By Lisa Anderson
It is always fun meeting someone who grew up in the same town as you did. In this case, it happens to be Ray Venezia, who I had the pleasure of speaking with about his new bestselling book “The Everyday Meat Guide,” which sold out on Amazon within four hours of his appearance on “The Rachel Ray Show.”
But first, let’s go back a bit, back to Ray’s grandfather’s butcher shop, Koelbl’s Market, in the Peterstown section of Elizabeth.
The ‘berg,’ as we used to call it, featured some of the best stores, a fish store with tanks of live eels, waiting to be skinned for Sunday gravy, a farmers market where little old Italian widows would begin shopping at 7 a.m., always in black, their stockings rolled down to the ankles in the summer.
“I had such fun times at my grandfather’s shop”, Ray told me. “My grandmother would be there, my family, my cousins, and I remember along the ceiling there were these shelves lined with toys and trucks and all kinds of cool stuff.
“That’s probably where I got the idea to become a butcher, but I didn’t know it at the time. When I was about 10, my family moved to Edison, right next to Metuchen, where I went to grammar school at St. Francis, high school at St. Thomas Aquinas.”
When Ray turned 16, his father told him, “Make sure you have a job by the end of the week.”
By the end of the week, that job was pushing carts at the local Stop and Shop, but Ray was promoted to part-time manager by the end of summer.
“I busted my butt,” laughs Ray. “My father worked extremely hard his entire life. He instilled that same work ethic in me. He and I are both known as the ‘go to guys. ‘I’ve worked 10 hours a day, six days a week for 40 years.”
Next came the Metuchen Foodtown.
“My uncle, who worked there, asked me if I wanted to be an apprentice butcher. He told me it was good money, so I said yes. By union standards, it usually takes about three years to become an apprentice butcher. I finished in two years.”
Ray, who had just turned 20, then followed his uncle to Corrado’s in Paterson, where they were opening up a meat, fish and dairy section.
“It was the biggest market in Paterson and I stayed there for 18 years. I also met my future wife Dorean there, she worked part-time as a cashier while she was in college,” he said.

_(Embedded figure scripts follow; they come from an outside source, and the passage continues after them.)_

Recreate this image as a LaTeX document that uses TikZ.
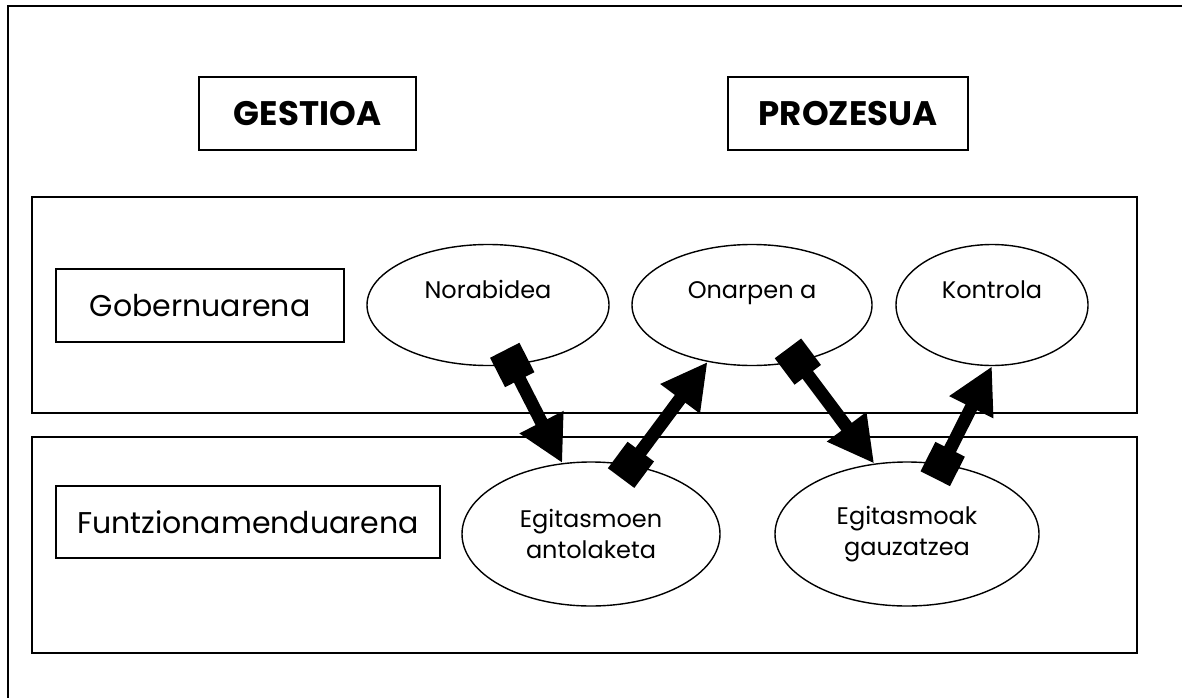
\documentclass[tikz,border=0pt]{standalone}
\usepackage{fontspec}
\setmainfont{Poppins}
\usetikzlibrary{shapes.geometric,arrows.meta}

\begin{document}
\begin{tikzpicture}[x=1pt,y=-1pt,%
% common options for the boxes:
block/.style = {draw, line width=1.6pt, align=center, inner sep=0,
            minimum height=73pt, font=\fontsize{30}{36}\selectfont},
head/.style = {block, font=\fontsize{34}{40}\selectfont\bfseries},
% common options for the ellipses:
ball/.style = {ellipse, draw, line width=1.4pt, align=center, inner sep=0,
            font=\fontsize{24}{31}\selectfont},
upper/.style = {ball, minimum height=121pt, text height=18pt, text depth=32pt},
lower/.style = {ball, minimum height=144pt},
% common options for the thick arrows:
link/.style = {line width=13pt, shorten <=-16.5pt,
            {Square[length=33pt,width=33pt]}-{Triangle[length=46pt,width=46pt]}}]
\useasboundingbox (0,0) rectangle (1182,698);
\draw[line width=1.6pt] (1182,6) -- (8,6) -- (8,698);
\draw[line width=1.6pt] (32,197) rectangle (1137,413);
\draw[line width=1.6pt] (32,437) rectangle (1137,653);
\node[head, minimum width=217pt] (gest) at (307.5,113.5) {GESTIOA};
\node[head, minimum width=240pt] (proz) at (848,113.5) {PROZESUA};
\node[block, minimum width=288pt] (gob) at (200,305.5) {Gobernuarena};
\node[block, minimum width=384pt, minimum height=72pt] (funt) at (248,522) {Funtzionamenduarena};
\node[upper, minimum width=242pt] (nora) at (488,305) {Norabidea};
\node[upper, minimum width=240pt] (onar) at (752,305) {Onarpen a};
\node[upper, minimum width=192pt] (kont) at (992,305) {Kontrola};
\node[lower, minimum width=258pt] (antol) at (591,534) {Egitasmoen\\antolaketa};
\node[lower, minimum width=264pt] (gauz) at (907,534) {Egitasmoak\\gauzatzea};
\draw[link] (nora.-68) -- (antol.112);
\draw[link] (antol.60) -- (onar.-128);
\draw[link] (onar.-51) -- (gauz.115);
\draw[link] (gauz.63) -- (kont.-90);
\end{tikzpicture}
\end{document}
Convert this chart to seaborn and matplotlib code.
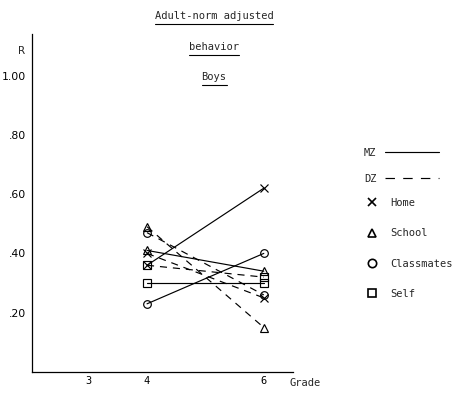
import matplotlib
matplotlib.use("Agg")
import matplotlib.pyplot as plt
from matplotlib.lines import Line2D
import seaborn as sns
import pandas as pd

# ---- data ----
grades = [4, 6]
measures = ["Home", "School", "Classmates", "Self"]
markers = {"Home": "x", "School": "^", "Classmates": "o", "Self": "s"}
mz_home = [0.36, 0.62]
mz_school = [0.41, 0.34]
mz_classmates = [0.23, 0.40]
mz_self = [0.30, 0.30]
dz_home = [0.40, 0.25]
dz_school = [0.49, 0.15]
dz_classmates = [0.47, 0.26]
dz_self = [0.36, 0.32]
x_ticks = [3, 4, 6]
y_ticks = [0.20, 0.40, 0.60, 0.80, 1.00]
y_tick_labels = [".20", ".40", ".60", ".80", "1.00"]
title_lines = ["Adult-norm adjusted", "behavior", "Boys"]

series = {
    ("MZ", "Home"): mz_home, ("MZ", "School"): mz_school,
    ("MZ", "Classmates"): mz_classmates, ("MZ", "Self"): mz_self,
    ("DZ", "Home"): dz_home, ("DZ", "School"): dz_school,
    ("DZ", "Classmates"): dz_classmates, ("DZ", "Self"): dz_self,
}
rows = []
for (tw, m), vals in series.items():
    for g, v in zip(grades, vals):
        rows.append({"twin": tw, "measure": m, "grade": g, "R": v})
df = pd.DataFrame(rows)

sns.set_theme(style="white")
plt.rcParams["font.family"] = ["DejaVu Sans Mono", "DejaVu Sans"]

fig = plt.figure(figsize=(4.55, 3.95), dpi=100)
ax = fig.add_axes([32/455, 23/395, 261/455, 338/395])

dash = (0, (6, 5))
for (tw, m), sub in df.groupby(["twin", "measure"]):
    sns.lineplot(data=sub, x="grade", y="R", ax=ax, color="black",
                 linewidth=0.85, marker=markers[m], markersize=5.5,
                 markerfacecolor="none" if m != "Home" else "black",
                 markeredgecolor="black", markeredgewidth=0.85,
                 linestyle="-" if tw == "MZ" else dash, legend=False)

ax.set_xlim(2.03, 6.5)
ax.set_ylim(0, 1.14)
ax.set_xticks(x_ticks)
ax.set_xticklabels([str(t) for t in x_ticks], fontsize=7.5)
ax.set_yticks(y_ticks)
ax.set_yticklabels(y_tick_labels, fontsize=7.8, family="DejaVu Sans")
ax.tick_params(axis="both", direction="in", length=2.5, width=0.7,
               colors="black", pad=3)
ax.tick_params(axis="y", pad=4)
ax.set_xlabel("")
ax.set_ylabel("")
for s in ["top", "right"]:
    ax.spines[s].set_visible(False)
for s in ["left", "bottom"]:
    ax.spines[s].set_color("black")
    ax.spines[s].set_linewidth(0.9)

fig.text(22/455, 1 - 51/395, "R", fontsize=7.5, ha="center", va="center",
         family="DejaVu Sans")
fig.text(305/455, 1 - 383/395, "Grade", fontsize=7.5, ha="center", va="center")

# title with underlines
title_y = [16, 47, 77]
texts = []
for t, yy in zip(title_lines, title_y):
    texts.append(fig.text(214/455, 1 - yy/395, t, fontsize=7.5,
                          ha="center", va="center"))

# legends
lh1 = [Line2D([], [], color="black", lw=0.85, linestyle="-"),
       Line2D([], [], color="black", lw=0.85, linestyle=(0, (8, 7)))]
leg1 = fig.legend(lh1, ["MZ", "DZ"], loc="upper left",
                  bbox_to_anchor=(364/455, 1 - 148/395), frameon=False,
                  markerfirst=False, handlelength=5.2, handletextpad=0.8,
                  labelspacing=1.55, fontsize=7.5, borderpad=0, borderaxespad=0)
lh2 = [Line2D([], [], color="black", lw=0, marker=markers[m], markersize=6,
              markerfacecolor="none", markeredgecolor="black",
              markeredgewidth=1.2) for m in measures]
leg2 = fig.legend(lh2, measures, loc="upper left",
                  bbox_to_anchor=(366/455, 1 - 198/395), frameon=False,
                  handlelength=1.2, handletextpad=1.1, labelspacing=1.95,
                  fontsize=7.5, borderpad=0, borderaxespad=0)

fig.canvas.draw()
r = fig.canvas.get_renderer()
inv = fig.transFigure.inverted()
for t in texts:
    bb = t.get_window_extent(r)
    (x0, y0), (x1, y1) = inv.transform([[bb.x0, bb.y0], [bb.x1, bb.y1]])
    fig.add_artist(Line2D([x0, x1], [y0 - 3/395, y0 - 3/395],
                          color="black", lw=0.8))

fig.savefig("out.png", dpi=100)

Ray’s next stop was at Food Emporium, whose intentions were to open stores in New Jersey as well as New York.
“The Jersey stores didn’t do well, so the supervisor asked me to stay in the meat department in the New York store. I stayed a year, then moved on to Fairway Market in New York; they were looking for a meat guy,” he said.
That is where things began to really pick up for Ray, who quickly became the “go to guy” at the age of 38.
“My boss was amazed at how much knowledge I had about meat at such a young age. My career at Fairway took off. I quickly rose to the head of the meat division at the Harlem store,” he said.
That year, Julia Moskin, a reporter at The New York Times, came to do a story about how to carve a Thanksgiving turkey.
She was looking to interview butchers and when she found Ray he was so animated, entertaining and knowledgeable that she asked him if he would do a video.
That six-minute video became an Internet sensation, with Brian Williams showing it on “Rock Center.” Staff at the food website chow.com saw that video and asked Ray to do another video, which was then seen by Rachel Ray’s people, who soon contacted Ray the butcher and asked him to be a guest on her show.
“It’s unbelievable. One minute I’m a butcher in Fairway Market and before you know it, I’m in front of the cameras talking to Rachel Ray. I’ve been her guest now two to three times a year for the past 10 years. She called my book a masterpiece! Imagine?”
Ray has appeared on “Fox and Friends,” “Good Day New York” and “Today.”
“I’ll be back on with Rachel Ray May 24 with grilling tips, look for me!” he laughs.
Had Ray not retired a couple of years ago, the book wouldn’t have been written. “I’m so grateful to fellow writer Chris Paterson from Chronicle books who helped me tremendously throughout this process. Chris is the best, he helped me turn my knife into a pen.”
After working six to seven days a week for forty years, Ray’s enjoying time at his home with wife Dorean and sons Raymond, Robert and daughter Barbra. And of course his biggest fan, his Dad Ray Venezia, Sr. He said the only cloud over his success is his mom Dolores not here to see his success, but he knows she’s always with him.
“I’m looking around at a few possibilities,” says Ray. “Maybe get back into the meat industry, maybe even open a little business. I’d like the book to be recognized enough so if I decide to put a meat product in the stores with my name on it, people will know it’s me.”
“The Everyday Meat Guide” is available on Amazon books.